Quand il arrive au pouvoir, Richard est un héros à bout de souffle.

Il ne sait pas gérer son royaume. Ses années de règne commencent et il doit faire face à une rébellion en France avec le futur Henry VII. Néanmoins, il y a une autre chose qui travaille Richard. Il dit qu’il veut être roi et qu’il a un autre objectif secret. Je me suis longtemps demandé ce qu’était ce secret. Dans la pièce, Richard a un enfant que lui donne Lady Anne. Une des clés : il ne veut pas être roi mais engendrer une lignée de roi. Or, cet enfant ne survivra pas, Richard va perdre pied et devenir un tyran.

Est-ce difficile d’entrer dans un tel personnage ? Il y a tout d’abord une transformation physique.

Le maquillage dure 40 minutes. Pendant la pièce, il y a une évolution. Au fil de la pièce, Richard devient de plus en plus monstrueux. Je mets un dentier, je porte des lentilles. Physiquement, c’est un défi parce que je suis courbé pendant quatre heures et demie. A la fin de la pièce, mon corps me fait mal. Par ailleurs, j’ai un texte tellement énorme que je dois le prendre autrement. Je suis allé chercher dans le côté nasillard. Ce qui permet d’être encore plus dans la laideur. Sur le fond, je suis obligé d’aller gratter dans des endroits plus obscurs qui ne sont pas très jolis. Mais c’est très passionnant. Jusqu’à présent, je reste moi-même.

A-t-il été difficile d’écrire le début de la pièce ? Fallait-il un lien entre Henry VI et Richard III ?

Ce fut le plus dur et Shakespeare ne nous aide pas parce qu’il se passe 12 années entre les deux pièces et qu’il y a un problème de temps. Après moult essais, nous avons joué trois ou quatre débuts différents avant de trouver le bonne accroche. Nous nous sommes raccrochés aux images de Henry VI. C’est comme si on retournait dans le royaume. Il ne faut pas oublier que Richard III est le quatrième épisode et la fin de cette histoire. Même si elle est présentée le plus souvent comme un one-man-show.

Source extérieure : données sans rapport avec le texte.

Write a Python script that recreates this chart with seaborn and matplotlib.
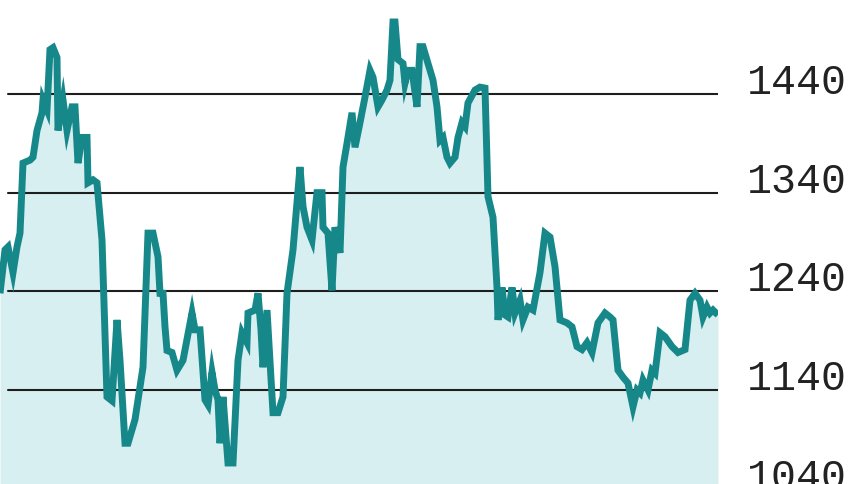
import numpy as np
import pandas as pd
import matplotlib
matplotlib.use("Agg")
import matplotlib.pyplot as plt
import matplotlib.transforms as mtransforms
import seaborn as sns

# --- data (trading-day position, index level) ---
days = [0, 5, 8, 13, 17, 20, 23, 30, 33, 37, 42, 43, 47, 50, 53, 57, 58, 63, 67, 72,
        75, 78, 82, 87, 88, 93, 97, 102, 107, 112, 117, 120, 125, 128, 135, 143, 148,
        153, 158, 160, 163, 165, 167, 172, 177, 183, 192, 195, 200, 205, 208, 212, 215,
        218, 220, 223, 228, 233, 238, 242, 247, 248, 255, 258, 261, 263, 267, 273, 278,
        283, 287, 293, 300, 303, 307, 312, 317, 322, 323, 328, 332, 335, 340, 343, 347,
        352, 355, 360, 365, 370, 373, 378, 382, 387, 390, 393, 395, 398, 403, 405, 408,
        412, 417, 420, 423, 428, 433, 437, 440, 443, 447, 450, 455, 458, 462, 465, 468,
        475, 480, 485, 488, 493, 497, 498, 502, 505, 508, 512, 515, 520, 523, 528, 533,
        540, 545, 550, 555, 560, 567, 572, 577, 582, 587, 592, 598, 605, 610, 613, 618,
        623, 628, 633, 637, 640, 643, 648, 652, 655, 660, 665, 672, 678, 685, 690, 695,
        700, 703, 707, 710, 713, 718]
price = [1238, 1282, 1285, 1259, 1285, 1299, 1370, 1373, 1376, 1403, 1421, 1434, 1424,
         1485, 1487, 1477, 1403, 1434, 1403, 1427, 1427, 1370, 1396, 1396, 1350, 1353,
         1350, 1292, 1133, 1129, 1211, 1170, 1086, 1086, 1110, 1163, 1299, 1299, 1275,
         1238, 1238, 1204, 1180, 1178, 1160, 1170, 1218, 1201, 1201, 1130, 1125, 1158,
         1140, 1130, 1086, 1133, 1066, 1066, 1170, 1198, 1188, 1218, 1221, 1238, 1201,
         1163, 1221, 1117, 1117, 1133, 1238, 1282, 1366, 1326, 1305, 1292, 1340, 1340,
         1305, 1299, 1241, 1305, 1279, 1366, 1390, 1421, 1386, 1411, 1437, 1464, 1457,
         1427, 1434, 1444, 1454, 1513, 1513, 1475, 1471, 1451, 1464, 1464, 1427, 1488,
         1488, 1471, 1454, 1427, 1393, 1396, 1376, 1370, 1376, 1396, 1411, 1407, 1431,
         1444, 1447, 1446, 1336, 1315, 1244, 1211, 1244, 1216, 1214, 1244, 1218, 1231,
         1211, 1224, 1221, 1259, 1299, 1295, 1265, 1211, 1208, 1204, 1184, 1181, 1188,
         1178, 1208, 1218, 1214, 1211, 1160, 1153, 1147, 1123, 1140, 1137, 1150, 1140,
         1160, 1157, 1198, 1194, 1184, 1178, 1181, 1231, 1238, 1231, 1214, 1224, 1218,
         1221, 1216]
tick_values = [1040, 1140, 1240, 1340, 1440, 1540]
tick_labels = ["1040", "1140", "1240", "1340", "1440", "1540"]

LINE = "#17888a"
FILL = "#d8eff1"
Y_LO, Y_HI = 1044.7, 1535.3
X_HI = 718

df = pd.DataFrame({"day": days, "price": price})

sns.set_style("white")
fig = plt.figure(figsize=(8.6, 4.84), dpi=100)
ax = fig.add_axes([0, 0, X_HI / 860, 1])

ax.fill_between(df["day"], df["price"], Y_LO, color=FILL, lw=0, zorder=1)
for v in tick_values[1:-1]:
    ax.axhline(v, xmin=8 / X_HI, xmax=1, color="#1e1e1e", lw=1.5, zorder=2)
sns.lineplot(data=df, x="day", y="price", ax=ax, color=LINE, linewidth=5,
             zorder=3, solid_joinstyle="miter", solid_capstyle="butt")

ax.set_xlim(0, X_HI)
ax.set_ylim(Y_LO, Y_HI)
ax.set_axis_off()

trans = mtransforms.blended_transform_factory(ax.transAxes, ax.transData)
for v, lab in zip(tick_values, tick_labels):
    ax.text(747 / X_HI, v, lab, transform=trans, ha="left", va="baseline",
            family=["Liberation Mono", "DejaVu Sans Mono"], fontsize=30,
            color="#222222", clip_on=False)

fig.savefig("out.png", dpi=100, facecolor="white")
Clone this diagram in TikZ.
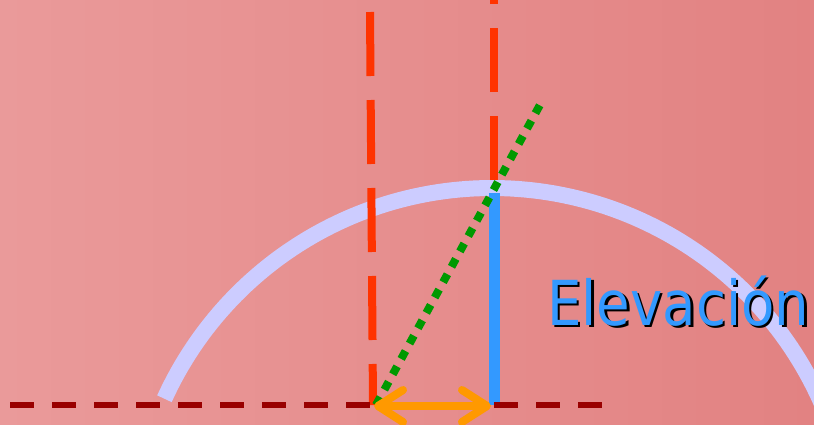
\documentclass[tikz,border=0pt]{standalone}
\usepackage{fontspec}
\usepackage{graphicx}
\usetikzlibrary{arrows.meta}
\newfontfamily\labelfont{DejaVu Sans}
\definecolor{bgleft}{RGB}{234,154,154}
\definecolor{bgright}{RGB}{226,130,130}
\definecolor{arclav}{RGB}{204,204,255}
\definecolor{redline}{RGB}{255,51,0}
\definecolor{elevblue}{RGB}{51,153,255}
\definecolor{dotgreen}{RGB}{0,153,0}
\definecolor{groundred}{RGB}{153,0,0}
\definecolor{arroworange}{RGB}{255,153,0}
\newcommand{\elevword}{\scalebox{0.88}[1]{Elevación}}
\tikzset{
  redvert/.style={draw=redline, line width=8pt, dash pattern=on 64pt off 24pt},
  arcband/.style={draw=arclav, line width=16pt},
  elevline/.style={draw=elevblue, line width=11pt},
  greendots/.style={draw=dotgreen, line width=8pt, dash pattern=on 9pt off 8.5pt},
  ground/.style={draw=groundred, line width=6pt, dash pattern=on 24pt off 18pt},
  orangearrow/.style={draw=arroworange, line width=8pt,
    {Straight Barb[length=25pt,width=32pt,round]}-{Straight Barb[length=25pt,width=32pt,round]}},
  labeltext/.style={anchor=base west, inner sep=0pt, font=\labelfont\fontsize{62}{62}\selectfont}
}
\begin{document}
\begin{tikzpicture}[x=1pt,y=-1pt]
\useasboundingbox (0,0) rectangle (814,424);
\shade[left color=bgleft, right color=bgright] (0,0) rectangle (814,424);
\clip (0,0) rectangle (814,424);
% coordinates
\coordinate (redLtop) at (370,12);
\coordinate (redLbot) at (373,405);
\coordinate (redRbot) at (494,180);
\coordinate (redRtop) at (494,-80);
\coordinate (blueTop) at (494,193);
\coordinate (blueBot) at (494,405);
\coordinate (greenBot) at (376,405);
\coordinate (greenTop) at (541,103);
\coordinate (groundA) at (10,405);
\coordinate (groundB) at (372,405);
\coordinate (groundC) at (494,405);
\coordinate (groundD) at (603,405);
\coordinate (arrowL) at (374,406);
\coordinate (arrowR) at (491,406);
% arc (circle centre (492,548), radius 360)
\draw[arcband] plot[domain=155.5:15, samples=120] ({492+360*cos(\x)}, {548-360*sin(\x)});
% red vertical dashed lines
\draw[redvert] (redLtop) -- (redLbot);
\draw[redvert] (redRbot) -- (redRtop);
% blue elevation line
\draw[elevline] (blueTop) -- (blueBot);
% ground dashed line
\draw[ground] (groundA) -- (groundB);
\draw[ground] (groundC) -- (groundD);
% green dotted line
\draw[greendots] (greenBot) -- (greenTop);
% orange double arrow
\draw[orangearrow] (arrowL) -- (arrowR);
% label with shadow
\node[labeltext] (elevlabel) at (547,325) {\makebox[0pt][l]{\hspace{2.5pt}\raisebox{-2.5pt}{\color{black}\elevword}}\textcolor{elevblue}{\elevword}};
\end{tikzpicture}
\end{document}
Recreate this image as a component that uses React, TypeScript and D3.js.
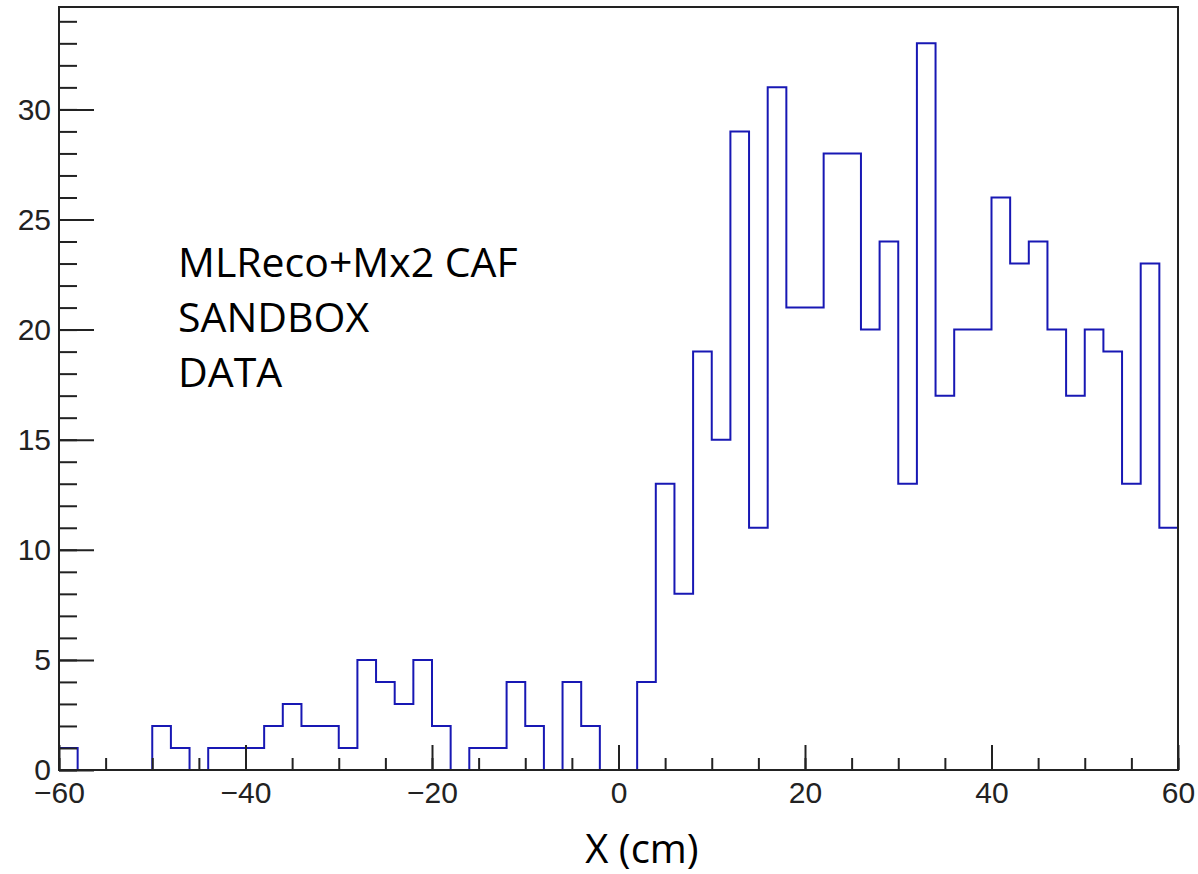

Est-ce que cette plongée dans Shakespeare a été vertigineuse ?

C’est une histoire qui a changé ma vie professionnelle, mon rapport au théâtre et aussi la lecture que j’ai du monde. C’est un éclairage vertigineux. Cette aventure a créé une émulation, un enthousiasme. Elle a fait que le théâtre public retrouve une place.

Est-ce qu’il y aura un jour 24 heures de théâtre avec la Piccola Familia ?

J’en rêve. C’est mon rêve depuis 2009. J’en parle à tout le monde. Ce serait complètement fou. Techniquement, c’est compliqué. Il faut beaucoup d’argent. Mais je n’ai pas dit mon dernier mot.